Is there anything else I need to consider about this change?

Finally, is it worth buying extra teacher pension or civil service pension, or would I be better off putting money into a private pension.

Thank you!

Comments

  • hugheskevi
    hugheskevi Posts: 4,443 Forumite
    Part of the Furniture 1,000 Posts Photogenic Name Dropper
    Currently a teacher paying into the teachers' pension. 
    Which year did you join the Teacher's pension scheme?
    If I change back to teaching in a few years time, are there any penalties to thhe teachers' pension?
    No penalties, but there may be other implications if you joined before April 2015.
    Will the two pensions balance out roughly speaking so the benefits are similar to if I had stayed in teaching?
    Pretty much. The Teacher's scheme is good for younger members who will stay in the profession, the Civil Service scheme is much better for older Civil Servants than younger ones. But they are both very good schemes.
    Is there anything else I need to consider about this change?
    Transferring your Teacher's pension into the Civil Service scheme using a Club transfer.
    is it worth buying extra teacher pension or civil service pension, or would I be better off putting money into a private pension.
    The cost of extra pension is calculated using a discount rate of CPI+1.7%. You can think of buying extra pension as locking into an investment yielding CPI+1.7% net of fees.
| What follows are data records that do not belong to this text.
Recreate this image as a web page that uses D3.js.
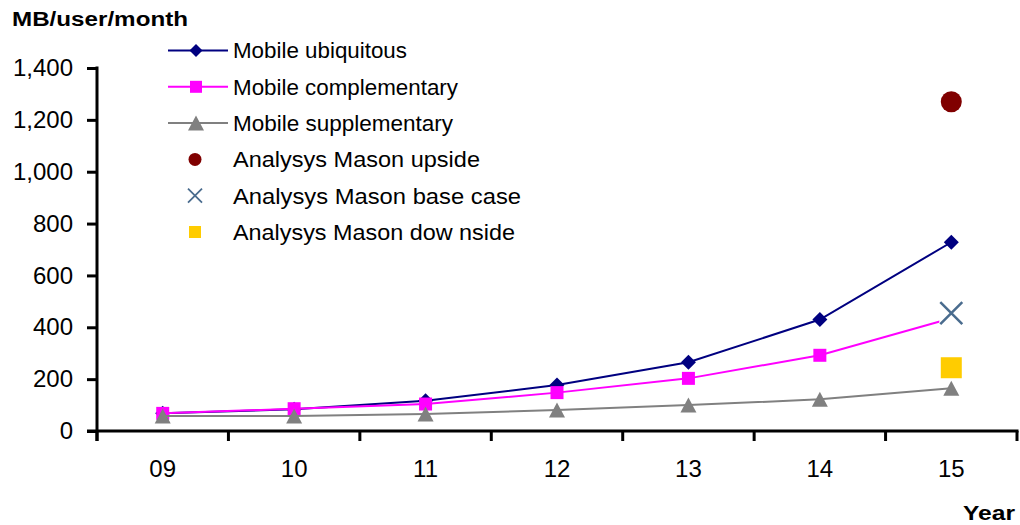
<!DOCTYPE html>
<html>
<head>
<meta charset="utf-8">
<script src="https://cdn.jsdelivr.net/npm/d3@7"></script>
<style>
  html, body { margin: 0; padding: 0; background: #fff; }
  svg { display: block; font-family: "Liberation Sans", Arial, sans-serif; }
</style>
</head>
<body>
<svg id="chart" width="1020" height="525"></svg>
<script>
// Mobile data usage forecast, MB per user per month
const years = ["09", "10", "11", "12", "13", "14", "15"];
const ubiquitous    = [68, 84, 117, 177, 265, 430, 728];
const complementary = [68, 86, 104, 148, 203, 292, 435];
const supplementary = [58, 58, 66, 81, 100, 122, 165];
const upside   = [{ year: "15", value: 1270 }];
const baseCase = [{ year: "15", value: 455 }];
const downside = [{ year: "15", value: 244 }];
const yTicks = [0, 200, 400, 600, 800, 1000, 1200, 1400];

const svg = d3.select("#chart");
const plotLeft = 97, plotRight = 1017, plotTop = 68, plotBottom = 431;

const x = d3.scaleBand().domain(years).range([plotLeft, plotRight]).padding(0);
const y = d3.scaleLinear().domain([0, 1400]).range([plotBottom, plotTop]);
const cx = d => x(d) + x.bandwidth() / 2;

// Y axis with comma-formatted ticks
const yAxis = svg.append("g")
  .attr("transform", `translate(${plotLeft},0)`)
  .call(d3.axisLeft(y).tickValues(yTicks).tickFormat(d3.format(",")).tickSize(10).tickPadding(14));
yAxis.select(".domain").remove();
yAxis.selectAll(".tick line").attr("stroke", "#000").attr("stroke-width", 3);
yAxis.selectAll(".tick text").attr("font-size", 24).attr("fill", "#000")
  .attr("font-family", "Liberation Sans, Arial, sans-serif");

// X axis: category labels centred, tick marks on band boundaries
const xAxis = svg.append("g")
  .attr("transform", `translate(0,${plotBottom})`)
  .call(d3.axisBottom(x).tickSize(0).tickPadding(29));
xAxis.select(".domain").remove();
xAxis.selectAll(".tick text").attr("font-size", 24).attr("fill", "#000")
  .attr("font-family", "Liberation Sans, Arial, sans-serif");

const bounds = years.map(d => x(d)).concat([x(years[years.length - 1]) + x.bandwidth()]);
svg.append("g").selectAll("line").data(bounds).join("line")
  .attr("x1", d => d).attr("x2", d => d)
  .attr("y1", plotBottom).attr("y2", plotBottom + 10)
  .attr("stroke", "#000").attr("stroke-width", 3);

// Axis lines
svg.append("line").attr("x1", plotLeft).attr("x2", plotLeft).attr("y1", y(1400) - 1.5).attr("y2", plotBottom + 10)
  .attr("stroke", "#000").attr("stroke-width", 3);
svg.append("line").attr("x1", plotLeft - 10).attr("x2", plotRight + 1.5).attr("y1", plotBottom).attr("y2", plotBottom)
  .attr("stroke", "#000").attr("stroke-width", 3);

// Marker shapes
const diamond = s => `M0,${-s}L${s},0L0,${s}L${-s},0Z`;
const square = s => `M${-s},${-s}H${s}V${s}H${-s}Z`;
const triangle = (w, h) => `M0,${-h}L${w},${h}L${-w},${h}Z`;

const series = [
  { name: "Mobile ubiquitous", values: ubiquitous, color: "#000080", marker: diamond(7.5), legendMarker: diamond(6.5) },
  { name: "Mobile complementary", values: complementary, color: "#FF00FF", marker: square(6.5), legendMarker: square(6) },
  { name: "Mobile supplementary", values: supplementary, color: "#808080", marker: triangle(8, 7.5), legendMarker: triangle(8, 7.5) }
];

const line = d3.line().x((d, i) => cx(years[i])).y(d => y(d));

series.forEach(s => {
  svg.append("path").datum(s.values)
    .attr("d", line).attr("fill", "none")
    .attr("stroke", s.color).attr("stroke-width", 2);
  svg.append("g").selectAll("path").data(s.values).join("path")
    .attr("transform", (d, i) => `translate(${cx(years[i])},${y(d)})`)
    .attr("d", s.marker).attr("fill", s.color);
});

// Scenario points
svg.append("g").selectAll("circle").data(upside).join("circle")
  .attr("cx", d => cx(d.year)).attr("cy", d => y(d.value)).attr("r", 10.5)
  .attr("fill", "#800000");

const baseG = svg.append("g").selectAll("g").data(baseCase).join("g")
  .attr("transform", d => `translate(${cx(d.year)},${y(d.value)})`);
baseG.append("rect").attr("x", -12).attr("y", -12).attr("width", 24).attr("height", 24).attr("fill", "#fff");
baseG.append("path").attr("d", "M-11,-11L11,11M-11,11L11,-11")
  .attr("stroke", "#4A6C8E").attr("stroke-width", 2.5).attr("fill", "none");

svg.append("g").selectAll("path").data(downside).join("path")
  .attr("transform", d => `translate(${cx(d.year)},${y(d.value)})`)
  .attr("d", square(10.5)).attr("fill", "#FFCC00");

// Legend
const legendItems = [
  { label: "Mobile ubiquitous", type: "line", s: series[0], w: 174 },
  { label: "Mobile complementary", type: "line", s: series[1], w: 225 },
  { label: "Mobile supplementary", type: "line", s: series[2], w: 220 },
  { label: "Analysys Mason upside", type: "circle", w: 247 },
  { label: "Analysys Mason base case", type: "x", w: 288 },
  { label: "Analysys Mason dow nside", type: "square", w: 282 }
];
const lg = svg.append("g");
legendItems.forEach((item, i) => {
  const ly = 50.5 + i * 36.3;
  const g = lg.append("g").attr("transform", `translate(0,${ly})`);
  if (item.type === "line") {
    g.append("line").attr("x1", 168).attr("x2", 228).attr("y1", 0).attr("y2", 0)
      .attr("stroke", item.s.color).attr("stroke-width", 2);
    g.append("path").attr("transform", "translate(196,0)").attr("d", item.s.legendMarker).attr("fill", item.s.color);
  } else if (item.type === "circle") {
    g.append("circle").attr("cx", 195).attr("cy", 0).attr("r", 6.5).attr("fill", "#800000");
  } else if (item.type === "x") {
    g.append("path").attr("transform", "translate(195,0)").attr("d", "M-7,-7L7,7M-7,7L7,-7")
      .attr("stroke", "#4A6C8E").attr("stroke-width", 1.8).attr("fill", "none");
  } else {
    g.append("path").attr("transform", "translate(195,0)").attr("d", square(6)).attr("fill", "#FFCC00");
  }
  g.append("text").attr("x", 233).attr("y", 0).attr("dy", "0.36em")
    .attr("font-size", 22).attr("fill", "#000")
    .attr("textLength", item.w).attr("lengthAdjust", "spacingAndGlyphs")
    .text(item.label);
});

// Axis titles
svg.append("text").attr("x", 12).attr("y", 26)
  .attr("font-size", 20).attr("font-weight", "bold").attr("fill", "#000")
  .attr("textLength", 176).attr("lengthAdjust", "spacingAndGlyphs")
  .text("MB/user/month");
svg.append("text").attr("x", 1015).attr("y", 520).attr("text-anchor", "end")
  .attr("font-size", 20).attr("font-weight", "bold").attr("fill", "#000")
  .attr("textLength", 52).attr("lengthAdjust", "spacingAndGlyphs")
  .text("Year");
</script>
</body>
</html>
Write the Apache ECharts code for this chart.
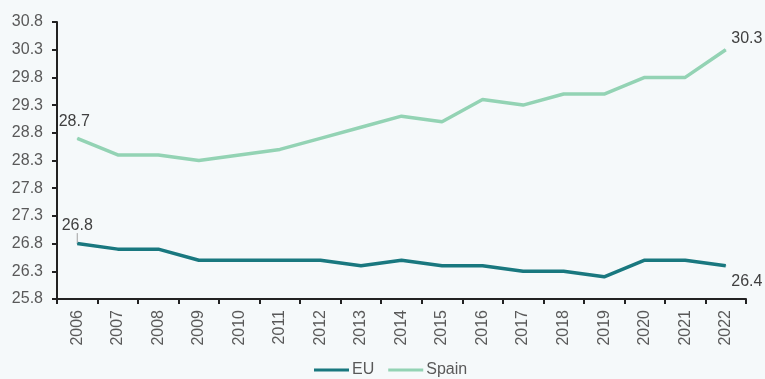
<!DOCTYPE html>
<html>
<head>
<meta charset="utf-8">
<script src="https://cdn.jsdelivr.net/npm/echarts@6/dist/echarts.min.js"></script>
<style>
html,body{margin:0;padding:0;background:#f5f9fa;}
#c{width:765px;height:379px;}
</style>
</head>
<body>
<div id="c"></div>
<script>
const years = ['2006','2007','2008','2009','2010','2011','2012','2013','2014','2015','2016','2017','2018','2019','2020','2021','2022'];
const euValues = [26.8,26.7,26.7,26.5,26.5,26.5,26.5,26.4,26.5,26.4,26.4,26.3,26.3,26.2,26.5,26.5,26.4];
const spainValues = [28.7,28.4,28.4,28.3,28.4,28.5,28.7,28.9,29.1,29.0,29.4,29.3,29.5,29.5,29.8,29.8,30.3];
const yTicks = [25.8,26.3,26.8,27.3,27.8,28.3,28.8,29.3,29.8,30.3,30.8];

const FONT = 'Liberation Sans, Arial, sans-serif';
const labelStyle = {color:'#404040', fontSize:16, fontFamily:FONT};

function withLabels(values, firstLabel, lastLabel, firstLine){
  return values.map((v,i)=>{
    if(i===0) return {value:v, label:Object.assign({show:true, formatter:v.toFixed(1)}, labelStyle, firstLabel), labelLine:{show:!!firstLine}};
    if(i===values.length-1) return {value:v, label:Object.assign({show:true, formatter:v.toFixed(1)}, labelStyle, lastLabel), labelLine:{show:false}};
    return v;
  });
}

const chart = echarts.init(document.getElementById('c'), null, {renderer:'canvas'});
chart.setOption({
  backgroundColor:'#f5f9fa',
  animation:false,
  grid:{left:57, right:19, top:22, bottom:80},
  legend:{
    top:362, left:314, padding:0,
    icon:'rect', itemWidth:35, itemHeight:3, itemGap:14,
    textStyle:{color:'#595959', fontSize:16, fontFamily:FONT, padding:[0,0,0,-2]},
    data:[{name:'EU', itemStyle:{color:'#19787f', opacity:1}},{name:'Spain', itemStyle:{color:'#93d3b4', opacity:1}}]
  },
  xAxis:{
    type:'category', data:years, boundaryGap:true,
    axisLine:{lineStyle:{color:'#222', width:2}},
    axisTick:{show:true, length:5, lineStyle:{color:'#222', width:2}},
    axisLabel:{rotate:90, color:'#595959', fontSize:16, margin:11, fontFamily:FONT, interval:0}
  },
  yAxis:{
    type:'value', min:25.8, max:30.8,
    axisLine:{show:true, lineStyle:{color:'#222', width:2}},
    axisTick:{show:true, length:5, customValues:yTicks, lineStyle:{color:'#222', width:2}},
    axisLabel:{customValues:yTicks, color:'#595959', fontSize:16, margin:14, fontFamily:FONT, formatter:v=>v.toFixed(1)},
    splitLine:{show:false}
  },
  series:[
    {name:'EU', type:'line', symbol:'circle', symbolSize:1, showSymbol:true, color:'#19787f',
     itemStyle:{color:'#19787f'},
     lineStyle:{width:3.5, color:'#19787f'},
     data:withLabels(euValues, {position:'top', offset:[1,-2]}, {position:'right'}, true),
     labelLine:{show:true, lineStyle:{color:'#a0a0a0', width:1}},
     labelLayout:function(p){
       if(p.dataIndex===0) return {dy:-5};
       if(p.dataIndex===euValues.length-1) return {dy:16};
       return {};
     }
    },
    {name:'Spain', type:'line', symbol:'circle', symbolSize:1, showSymbol:true, color:'#93d3b4',
     itemStyle:{color:'#93d3b4'},
     lineStyle:{width:3.5, color:'#93d3b4'},
     data:withLabels(spainValues, {position:'top', offset:[-3,-3]}, {position:'right', offset:[0,-11]}, false)
    }
  ]
});
</script>
</body>
</html>
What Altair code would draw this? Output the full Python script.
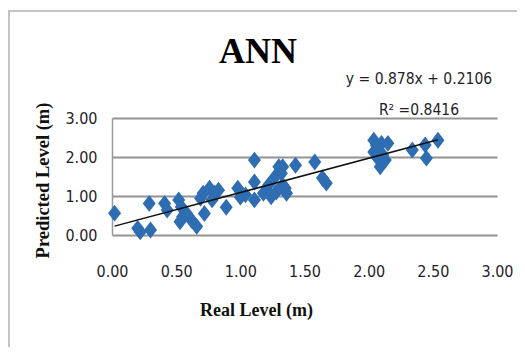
import altair as alt
import pandas as pd

real_level = [0.02, 0.20, 0.22, 0.30, 0.29, 0.41, 0.43, 0.52, 0.54, 0.55, 0.53, 0.58,
              0.62, 0.66, 0.69, 0.72, 0.71, 0.76, 0.78, 0.83, 0.80, 0.89, 0.98, 1.00,
              1.04, 1.11, 1.11, 1.11, 1.18, 1.22, 1.24, 1.27, 1.30, 1.32, 1.33, 1.36,
              1.33, 1.28, 1.35, 1.43, 1.58, 1.64, 1.67, 2.04, 2.04, 2.06, 2.09, 2.13,
              2.10, 2.15, 2.06, 2.11, 2.07, 2.34, 2.44, 2.45, 2.54]
pred_level = [0.56, 0.17, 0.08, 0.13, 0.81, 0.81, 0.64, 0.90, 0.72, 0.47, 0.34, 0.56,
              0.38, 0.22, 0.94, 0.55, 1.07, 1.20, 0.90, 1.15, 1.07, 0.71, 1.20, 0.97,
              1.03, 1.92, 1.36, 0.90, 1.07, 1.28, 0.98, 1.49, 1.75, 1.58, 1.28, 1.07,
              1.75, 1.10, 1.20, 1.79, 1.87, 1.46, 1.33, 2.43, 2.13, 2.10, 1.75, 1.92,
              2.35, 2.35, 2.30, 2.05, 1.97, 2.18, 2.31, 1.97, 2.43]

slope = 0.878
intercept = 0.2106
x_ticks = [0, 0.5, 1.0, 1.5, 2.0, 2.5, 3.0]
y_ticks = [0, 1, 2, 3]

pts = pd.DataFrame({"x": real_level, "y": pred_level})
xmin, xmax = min(real_level), max(real_level)
trend = pd.DataFrame({"x": [xmin, xmax],
                      "y": [slope * xmin + intercept, slope * xmax + intercept]})
one = pd.DataFrame({"a": [0]})

label_font = "DejaVu Sans Condensed, Roboto, sans-serif"
serif = "Liberation Serif"

xscale = alt.Scale(domain=[0, 3], nice=False)
yscale = alt.Scale(domain=[0, 3], nice=False)

xaxis = alt.Axis(values=x_ticks, format=".2f", grid=False, domain=False, ticks=False,
                 labelFlush=False, labelOverlap=False,
                 labelFont=label_font, labelFontSize=16, labelColor="#1e1e2a",
                 labelPadding=28, title="Real Level (m)", titleFont=serif,
                 titleFontSize=18, titleFontWeight="bold", titleColor="#111111",
                 titleX=144, titleY=75, titleAlign="center", titleBaseline="middle")
yaxis = alt.Axis(values=y_ticks, format=".2f", grid=True, gridColor="#939393",
                 gridWidth=2, domain=True, domainColor="#9a9a9a", domainWidth=1.5,
                 ticks=False, labelFlush=False, labelOverlap=False,
                 labelFont=label_font, labelFontSize=16,
                 labelColor="#1e1e2a", labelPadding=15, title="Predicted Level (m)",
                 titleFont=serif, titleFontSize=18.5, titleFontWeight="bold",
                 titleColor="#111111", titleX=-70, titleY=62, titleAlign="center",
                 titleBaseline="middle", titleAngle=-90)

border = alt.Chart(one).mark_rect(fillOpacity=0, stroke="#c4c4c4", strokeWidth=2).encode(
    x=alt.value(-103), x2=alt.value(430), y=alt.value(-107), y2=alt.value(260))

points = alt.Chart(pts).mark_point(
    shape="M0,-1.3L1,0L0,1.3L-1,0Z", filled=True, size=169, opacity=1,
    color="#2f6db3").encode(
    x=alt.X("x:Q", scale=xscale, axis=xaxis),
    y=alt.Y("y:Q", scale=yscale, axis=yaxis))

line = alt.Chart(trend).mark_line(color="#111111", strokeWidth=1.5).encode(
    x=alt.X("x:Q", scale=xscale, axis=xaxis), y=alt.Y("y:Q", scale=yscale, axis=yaxis))

title = alt.Chart(one).mark_text(text="ANN", font=serif, fontSize=36, fontWeight="bold",
                                 color="#000000", align="center",
                                 baseline="alphabetic").encode(
    x=alt.value(146), y=alt.value(-55))
eq = alt.Chart(one).mark_text(text="y = 0.878x + 0.2106", font=label_font, fontSize=15.5,
                              color="#1e1e2a", align="center", baseline="middle").encode(
    x=alt.value(307), y=alt.value(-39))
r2 = alt.Chart(one).mark_text(text="R² =0.8416", font=label_font, fontSize=15.5,
                              color="#1e1e2a", align="center", baseline="middle").encode(
    x=alt.value(307), y=alt.value(-8))

chart = alt.layer(border, points, line, title, eq, r2).properties(
    width=385, height=117,
    autosize=alt.AutoSizeParams(type="none"),
    padding={"left": 104, "top": 110, "right": 20, "bottom": 112},
).configure_view(strokeWidth=0)

chart.save("out.html", embed_options={"renderer": "svg", "actions": False})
For a long-term investment this is a poor return. There is effectively no tax free lump sum due to the poor 12:1 commutation rate offered by the scheme. You are also exposed to the risk that State Pension age (and hence your NPA) increases in the future. You do however have no investment or inflation risk, albeit certainty purchased at a high cost. 

    A DC pension invested largely or wholly in equities and similar would almost certainly be better value than extra pension in the long term. 

    If you are a basic rate taxpayer but expect to be a higher rate taxpayer at some future point you may find it preferable to put money into an S+S ISA instead, and contribute to a pension when you are a higher rate taxpayer, drawing down the S+S ISA to facilitate higher pension contributions at that time.

    You should also consider whether a LISA is attractive. It is likely to be better than putting money into a DC pension for a basic-rate taxpayer.